We are stoics, not radicals, Prime Minister

Dear Prime Minister,

As a junior doctor, I’ve been spat upon, assaulted, drenched in blood and doused in excrement. There isn’t a bodily fluid with which I’m not intimately acquainted, nor an expletive I haven’t heard. I’ve faced patients who are psychotic, seething with rage, deranged with pain, blind with grief or sometimes simply blind drunk.

Yet none of this has ever provoked a fraction of the frustration that now consumes me.

Today, imposition has been met with escalation. We are all — patients, doctors, Government and NHS — standing on the brink of a precipice. If ever there was a time for you and your ministers in the Department of Health to cease posturing and start talking, now, prime minister, is that time.

No dispute is so toxic, so intractable, that words cannot defuse it. You owe your electorate your words.

For while you’ve been standing mute on the sidelines, the men you chose to appoint as your custodians of the NHS have used language so incendiary, so offensive, your silence on this matter is incomprehensible. Health secretary Jeremy Hunt promotes the branding of junior doctors as ‘militants’, while the health minister Ben Gummer, chose this week to describe us as ‘radicals’. You, prime minister, are an Eton and Oxford-educated man: I do not expect the nuances of language to be lost on you. The insinuations of your appointees, in a post-9/11 world, could not clearer. Your turning a blind eye to their smearing of young doctors is the antithesis of leadership.

And you wonder why we feel driven to an inescapable escalation of industrial action? Have you never been struck by the gross inappropriateness of your ministers linguistically linking doctors to terrorists?

We are not, I assure you, the enemy. We chose our careers in medicine to help, not harm people. The marshal imagery your appointees so relish diminishes you as much as it does them, and the time to rein them in is long overdue.

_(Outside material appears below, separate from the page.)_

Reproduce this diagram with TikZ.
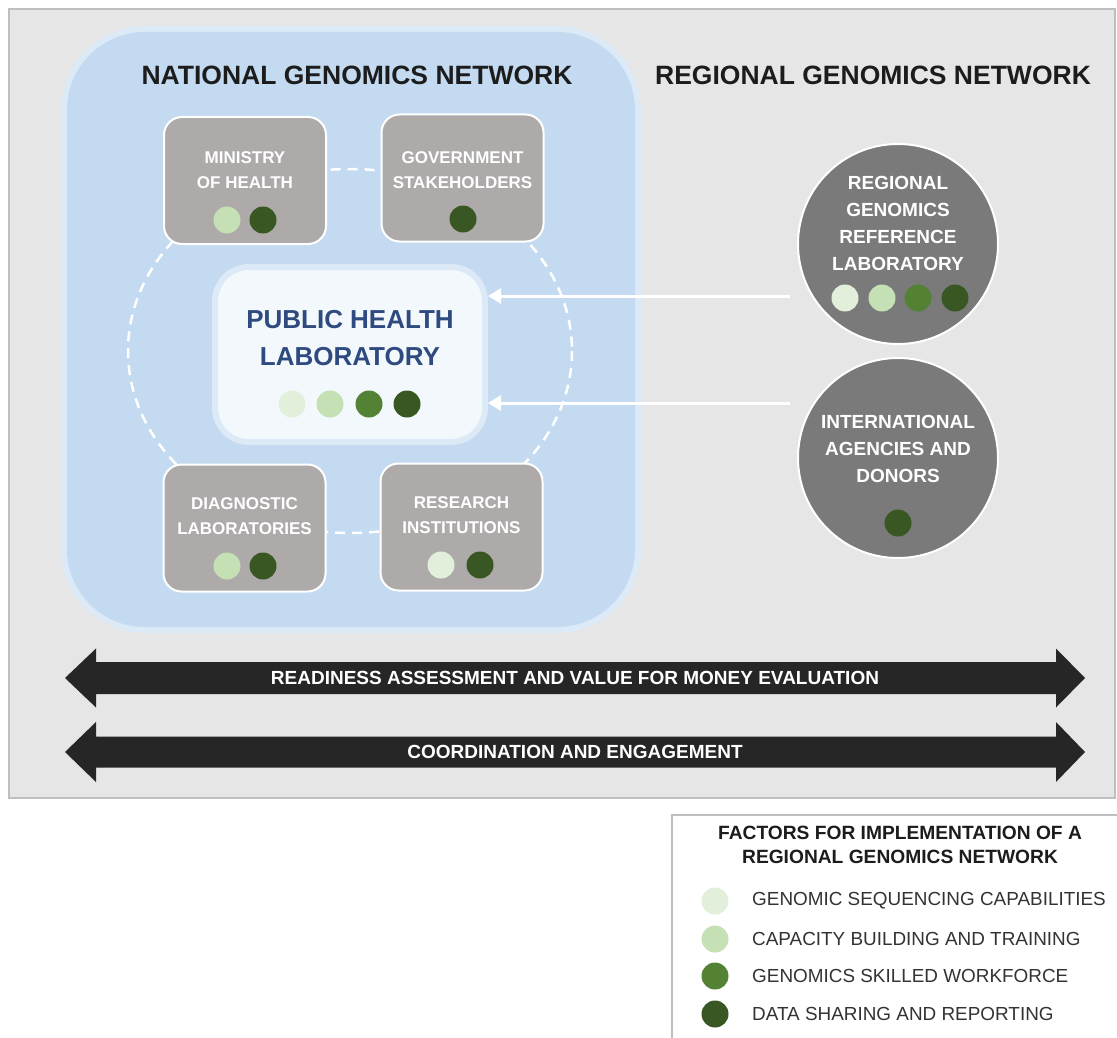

Perhaps the deepest irony in this sorry debacle is how very much doctors and Government agree on. No one is more strongly committed to a genuinely seven-day NHS than us, the junior doctors on the frontline of delivering services at weekends. Your problem, prime minister, is not our intransigence. It is your flat refusal to fund your manifesto soundbite. So deep runs your commitment to patient safety at weekends, you aim to achieve it entirely ‘cost-neutrally’, without one single extra pound of expenditure. To those of us who practise evidence-based medicine, I’m afraid that looks like sophistry.

Your fundamental problem, after last year’s unanticipated majority in Commons, is that your soundbite has turned to bite its own creator’s hands. You actually have to deliver. If ‘radical’ means standing up for our patients against the nonsense that seven days can be delivered for the price of five, then you face 54,000 of us. The cheaper your shots — the more lurid your language — the greater real doctors’ resolve to stand firm against spin doctors.

Perhaps I may I make a ‘radical’ suggestion? Instead of condoning more fire and brimstone from your renegade appointees in the DoH, put a temporary brake on imposition.

You want a seven-day NHS, we want a seven-day NHS. All you need to end this — to stop at a stroke next month’s industrial action — is to flesh out your soundbite with evidence, so that contract negotiations can recommence from a new, meaningful starting point that reflects the funding and staffing required from rhetoric into safely staffed reality. Is that really so very militant?

Prime minister, it’s time to get real about a seven-day NHS. There is almost nothing junior doctors want more than to avoid next month’s strike. But the long-term threat to our patients of an uncosted, unstaffed, seven-day scam makes it impossible for us not to take action.

If you understood the realities of the NHS frontline, you would know that junior doctors are stoics, not radicals. To echo the words of president of the Royal College of Physicians Professor Jane Dacre, the escalation of our industrial action is junior doctors’ stoical, imperturbable expression of truth to power. Please listen and please let’s talk.